__Exercise__
Write out the material again exactly, please, and omit the pictures.

* START Dataset excerpt *

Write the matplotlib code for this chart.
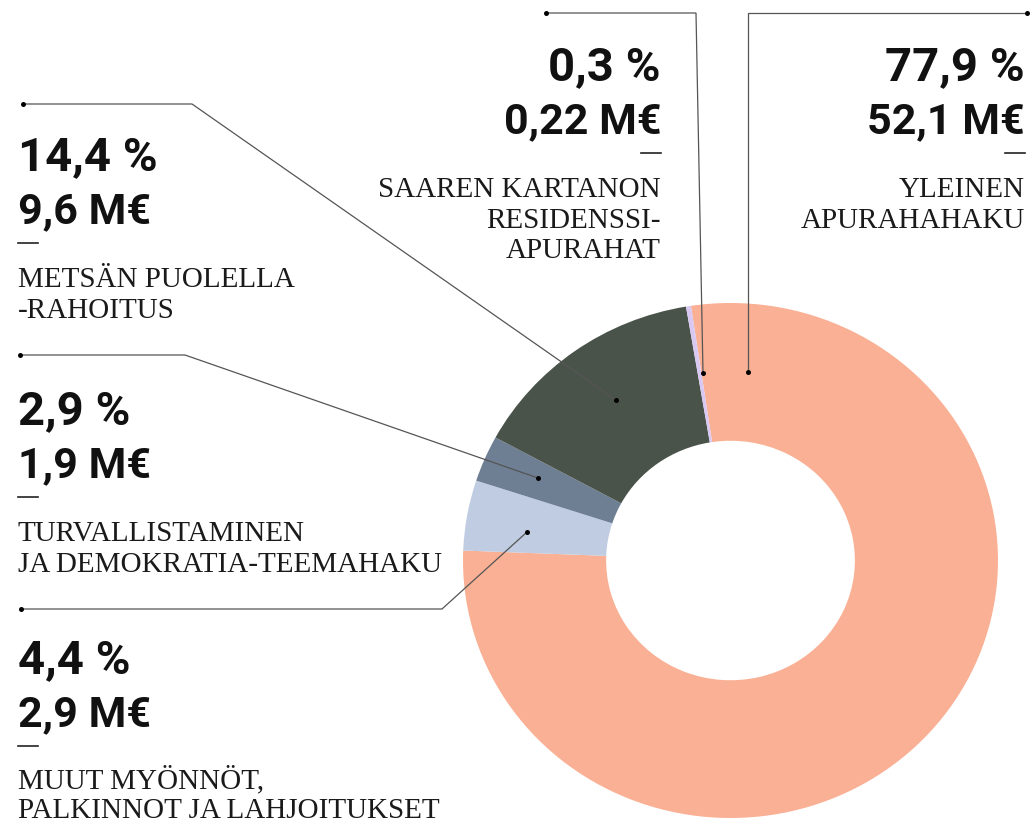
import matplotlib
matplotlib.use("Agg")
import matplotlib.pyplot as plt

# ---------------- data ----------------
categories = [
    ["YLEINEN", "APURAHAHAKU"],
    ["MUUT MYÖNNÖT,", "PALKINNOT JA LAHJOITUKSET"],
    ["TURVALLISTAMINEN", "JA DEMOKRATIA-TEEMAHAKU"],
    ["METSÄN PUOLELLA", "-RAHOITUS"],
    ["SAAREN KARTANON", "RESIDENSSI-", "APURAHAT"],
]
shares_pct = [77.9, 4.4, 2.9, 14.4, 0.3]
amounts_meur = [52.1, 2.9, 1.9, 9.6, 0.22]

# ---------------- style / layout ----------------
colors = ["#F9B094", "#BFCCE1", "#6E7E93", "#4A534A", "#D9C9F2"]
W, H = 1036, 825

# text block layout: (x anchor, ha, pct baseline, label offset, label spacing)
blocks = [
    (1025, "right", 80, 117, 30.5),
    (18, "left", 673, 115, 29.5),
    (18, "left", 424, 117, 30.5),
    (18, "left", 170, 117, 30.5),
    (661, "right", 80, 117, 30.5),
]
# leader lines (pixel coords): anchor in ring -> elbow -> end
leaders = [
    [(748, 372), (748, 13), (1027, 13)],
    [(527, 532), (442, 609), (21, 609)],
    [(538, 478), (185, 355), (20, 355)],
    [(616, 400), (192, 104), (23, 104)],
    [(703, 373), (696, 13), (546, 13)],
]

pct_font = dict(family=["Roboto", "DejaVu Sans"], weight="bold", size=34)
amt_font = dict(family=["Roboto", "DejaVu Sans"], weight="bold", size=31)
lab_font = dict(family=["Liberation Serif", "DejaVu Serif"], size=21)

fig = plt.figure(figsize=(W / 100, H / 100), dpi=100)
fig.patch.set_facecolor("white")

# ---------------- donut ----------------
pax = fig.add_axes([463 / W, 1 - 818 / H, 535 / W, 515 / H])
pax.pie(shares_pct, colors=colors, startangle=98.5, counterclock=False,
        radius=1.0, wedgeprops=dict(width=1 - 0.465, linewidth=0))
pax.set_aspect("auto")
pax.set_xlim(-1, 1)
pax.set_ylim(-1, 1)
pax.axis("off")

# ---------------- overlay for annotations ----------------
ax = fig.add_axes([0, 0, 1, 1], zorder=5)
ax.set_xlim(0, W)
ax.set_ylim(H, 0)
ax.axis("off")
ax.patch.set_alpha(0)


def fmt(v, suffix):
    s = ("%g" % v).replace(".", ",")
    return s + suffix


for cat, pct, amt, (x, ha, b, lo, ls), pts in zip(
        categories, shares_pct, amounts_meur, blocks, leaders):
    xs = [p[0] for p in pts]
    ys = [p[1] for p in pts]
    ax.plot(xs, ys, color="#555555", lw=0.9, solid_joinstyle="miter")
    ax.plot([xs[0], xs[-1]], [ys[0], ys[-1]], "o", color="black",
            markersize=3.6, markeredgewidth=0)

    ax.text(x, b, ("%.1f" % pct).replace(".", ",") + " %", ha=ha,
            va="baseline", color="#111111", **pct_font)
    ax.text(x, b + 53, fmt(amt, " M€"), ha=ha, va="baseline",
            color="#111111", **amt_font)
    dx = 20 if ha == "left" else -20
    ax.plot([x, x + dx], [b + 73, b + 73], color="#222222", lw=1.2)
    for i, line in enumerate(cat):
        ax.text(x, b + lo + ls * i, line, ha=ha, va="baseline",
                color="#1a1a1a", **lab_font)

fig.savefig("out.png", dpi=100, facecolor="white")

* END Dataset excerpt *

__Written answer__
Write the matplotlib code for this chart.
import matplotlib
matplotlib.use("Agg")
import matplotlib.pyplot as plt

# ---------------- data ----------------
categories = [
    ["YLEINEN", "APURAHAHAKU"],
    ["MUUT MYÖNNÖT,", "PALKINNOT JA LAHJOITUKSET"],
    ["TURVALLISTAMINEN", "JA DEMOKRATIA-TEEMAHAKU"],
    ["METSÄN PUOLELLA", "-RAHOITUS"],
    ["SAAREN KARTANON", "RESIDENSSI-", "APURAHAT"],
]
shares_pct = [77.9, 4.4, 2.9, 14.4, 0.3]
amounts_meur = [52.1, 2.9, 1.9, 9.6, 0.22]

# ---------------- style / layout ----------------
colors = ["#F9B094", "#BFCCE1", "#6E7E93", "#4A534A", "#D9C9F2"]
W, H = 1036, 825

# text block layout: (x anchor, ha, pct baseline, label offset, label spacing)
blocks = [
    (1025, "right", 80, 117, 30.5),
    (18, "left", 673, 115, 29.5),
    (18, "left", 424, 117, 30.5),
    (18, "left", 170, 117, 30.5),
    (661, "right", 80, 117, 30.5),
]
# leader lines (pixel coords): anchor in ring -> elbow -> end
leaders = [
    [(748, 372), (748, 13), (1027, 13)],
    [(527, 532), (442, 609), (21, 609)],
    [(538, 478), (185, 355), (20, 355)],
    [(616, 400), (192, 104), (23, 104)],
    [(703, 373), (696, 13), (546, 13)],
]

pct_font = dict(family=["Roboto", "DejaVu Sans"], weight="bold", size=34)
amt_font = dict(family=["Roboto", "DejaVu Sans"], weight="bold", size=31)
lab_font = dict(family=["Liberation Serif", "DejaVu Serif"], size=21)

fig = plt.figure(figsize=(W / 100, H / 100), dpi=100)
fig.patch.set_facecolor("white")

# ---------------- donut ----------------
pax = fig.add_axes([463 / W, 1 - 818 / H, 535 / W, 515 / H])
pax.pie(shares_pct, colors=colors, startangle=98.5, counterclock=False,
        radius=1.0, wedgeprops=dict(width=1 - 0.465, linewidth=0))
pax.set_aspect("auto")
pax.set_xlim(-1, 1)
pax.set_ylim(-1, 1)
pax.axis("off")

# ---------------- overlay for annotations ----------------
ax = fig.add_axes([0, 0, 1, 1], zorder=5)
ax.set_xlim(0, W)
ax.set_ylim(H, 0)
ax.axis("off")
ax.patch.set_alpha(0)


def fmt(v, suffix):
    s = ("%g" % v).replace(".", ",")
    return s + suffix


for cat, pct, amt, (x, ha, b, lo, ls), pts in zip(
        categories, shares_pct, amounts_meur, blocks, leaders):
    xs = [p[0] for p in pts]
    ys = [p[1] for p in pts]
    ax.plot(xs, ys, color="#555555", lw=0.9, solid_joinstyle="miter")
    ax.plot([xs[0], xs[-1]], [ys[0], ys[-1]], "o", color="black",
            markersize=3.6, markeredgewidth=0)

    ax.text(x, b, ("%.1f" % pct).replace(".", ",") + " %", ha=ha,
            va="baseline", color="#111111", **pct_font)
    ax.text(x, b + 53, fmt(amt, " M€"), ha=ha, va="baseline",
            color="#111111", **amt_font)
    dx = 20 if ha == "left" else -20
    ax.plot([x, x + dx], [b + 73, b + 73], color="#222222", lw=1.2)
    for i, line in enumerate(cat):
        ax.text(x, b + lo + ls * i, line, ha=ha, va="baseline",
                color="#1a1a1a", **lab_font)

fig.savefig("out.png", dpi=100, facecolor="white")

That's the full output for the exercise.